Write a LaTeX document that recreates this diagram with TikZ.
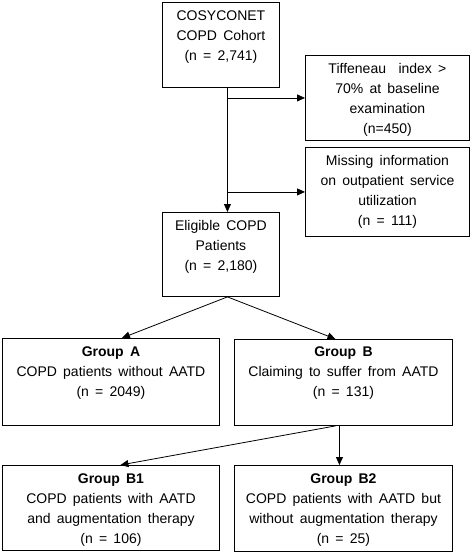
\documentclass[tikz,border=0pt]{standalone}
\usepackage{fontspec}
\setmainfont[WordSpace=1.6]{Liberation Sans}
\usetikzlibrary{arrows.meta,calc}
\begin{document}
\begin{tikzpicture}[x=1pt,y=-1pt,
  box/.style={draw, line width=0.9pt, inner sep=0pt, anchor=north west},
  txt/.style={anchor=north, inner sep=0pt, align=center, font=\fontsize{14}{20}\selectfont},
  arr/.style={line width=0.8pt, -{Triangle[length=8pt,width=7pt]}}]
\useasboundingbox[fill=white] (0,0) rectangle (472,553);
\node[box, minimum width=117pt, minimum height=85pt] (top) at (162,2) {};
\node[box, minimum width=164pt, minimum height=85pt] (tiff) at (305,55) {};
\node[box, minimum width=164pt, minimum height=89pt] (miss) at (305,147) {};
\node[box, minimum width=117pt, minimum height=84pt] (elig) at (162,212) {};
\node[box, minimum width=217pt, minimum height=87pt] (gA) at (2,338) {};
\node[box, minimum width=218pt, minimum height=86pt] (gB) at (234,339) {};
\node[box, minimum width=217pt, minimum height=85pt] (gB1) at (2,465) {};
\node[box, minimum width=218pt, minimum height=86pt] (gB2) at (234,465) {};

\node[txt] (toptxt) at ($(top.north)+(0,8.5)$) {COSYCONET\\COPD Cohort\\(n = 2,741)};
\node[txt] (tifftxt) at ($(tiff.north)+(0,8.5)$) {Tiffeneau\ \ index >\\70\% at baseline\\examination\\(n=450)};
\node[txt] (misstxt) at ($(miss.north)+(0,8.5)$) {Missing information\\on outpatient service\\utilization\\(n = 111)};
\node[txt] (eligtxt) at ($(elig.north)+(0,8.5)$) {Eligible COPD\\Patients\\(n = 2,180)};
\node[txt] (gAtxt) at ($(gA.north)+(0,9)$) {\textbf{Group A}\\COPD patients without AATD\\(n = 2049)};
\node[txt] (gBtxt) at ($(gB.north)+(0,8)$) {\textbf{Group B}\\Claiming to suffer from AATD\\(n = 131)};
\node[txt] (gB1txt) at ($(gB1.north)+(0,8.5)$) {\textbf{Group B1}\\COPD patients with AATD\\and augmentation therapy\\(n = 106)};
\node[txt] (gB2txt) at ($(gB2.north)+(0,8.5)$) {\textbf{Group B2}\\COPD patients with AATD but\\without augmentation therapy\\(n = 25)};

\coordinate (vtop) at ($(top.south)+(6.5,0)$);
\coordinate (veli) at ($(elig.north)+(6.5,0)$);
\coordinate (vbot) at ($(elig.south)+(6.5,0)$);
\draw[arr] (vtop) -- (veli);
\draw[arr] (vtop |- tiff.west) -- (tiff.west);
\draw[arr] (vtop |- miss.west) -- (miss.west);
\draw[arr] (vbot) -- ($(gA.north)+(11,0)$);
\draw[arr] (vbot) -- ($(gB.north)+(-8,0)$);
\draw[arr] ($(gB.south)+(-8,0)$) -- ($(gB1.north)+(9.5,0)$);
\draw[arr] ($(gB.south)+(-4,0)$) -- ($(gB2.north)+(-4,0)$);
\end{tikzpicture}
\end{document}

........

Task objective
Go through the data above and transcribe it in full, omitting any image.

Output below
Write a LaTeX document that recreates this diagram with TikZ.
\documentclass[tikz,border=0pt]{standalone}
\usepackage{fontspec}
\setmainfont[WordSpace=1.6]{Liberation Sans}
\usetikzlibrary{arrows.meta,calc}
\begin{document}
\begin{tikzpicture}[x=1pt,y=-1pt,
  box/.style={draw, line width=0.9pt, inner sep=0pt, anchor=north west},
  txt/.style={anchor=north, inner sep=0pt, align=center, font=\fontsize{14}{20}\selectfont},
  arr/.style={line width=0.8pt, -{Triangle[length=8pt,width=7pt]}}]
\useasboundingbox[fill=white] (0,0) rectangle (472,553);
\node[box, minimum width=117pt, minimum height=85pt] (top) at (162,2) {};
\node[box, minimum width=164pt, minimum height=85pt] (tiff) at (305,55) {};
\node[box, minimum width=164pt, minimum height=89pt] (miss) at (305,147) {};
\node[box, minimum width=117pt, minimum height=84pt] (elig) at (162,212) {};
\node[box, minimum width=217pt, minimum height=87pt] (gA) at (2,338) {};
\node[box, minimum width=218pt, minimum height=86pt] (gB) at (234,339) {};
\node[box, minimum width=217pt, minimum height=85pt] (gB1) at (2,465) {};
\node[box, minimum width=218pt, minimum height=86pt] (gB2) at (234,465) {};

\node[txt] (toptxt) at ($(top.north)+(0,8.5)$) {COSYCONET\\COPD Cohort\\(n = 2,741)};
\node[txt] (tifftxt) at ($(tiff.north)+(0,8.5)$) {Tiffeneau\ \ index >\\70\% at baseline\\examination\\(n=450)};
\node[txt] (misstxt) at ($(miss.north)+(0,8.5)$) {Missing information\\on outpatient service\\utilization\\(n = 111)};
\node[txt] (eligtxt) at ($(elig.north)+(0,8.5)$) {Eligible COPD\\Patients\\(n = 2,180)};
\node[txt] (gAtxt) at ($(gA.north)+(0,9)$) {\textbf{Group A}\\COPD patients without AATD\\(n = 2049)};
\node[txt] (gBtxt) at ($(gB.north)+(0,8)$) {\textbf{Group B}\\Claiming to suffer from AATD\\(n = 131)};
\node[txt] (gB1txt) at ($(gB1.north)+(0,8.5)$) {\textbf{Group B1}\\COPD patients with AATD\\and augmentation therapy\\(n = 106)};
\node[txt] (gB2txt) at ($(gB2.north)+(0,8.5)$) {\textbf{Group B2}\\COPD patients with AATD but\\without augmentation therapy\\(n = 25)};

\coordinate (vtop) at ($(top.south)+(6.5,0)$);
\coordinate (veli) at ($(elig.north)+(6.5,0)$);
\coordinate (vbot) at ($(elig.south)+(6.5,0)$);
\draw[arr] (vtop) -- (veli);
\draw[arr] (vtop |- tiff.west) -- (tiff.west);
\draw[arr] (vtop |- miss.west) -- (miss.west);
\draw[arr] (vbot) -- ($(gA.north)+(11,0)$);
\draw[arr] (vbot) -- ($(gB.north)+(-8,0)$);
\draw[arr] ($(gB.south)+(-8,0)$) -- ($(gB1.north)+(9.5,0)$);
\draw[arr] ($(gB.south)+(-4,0)$) -- ($(gB2.north)+(-4,0)$);
\end{tikzpicture}
\end{document}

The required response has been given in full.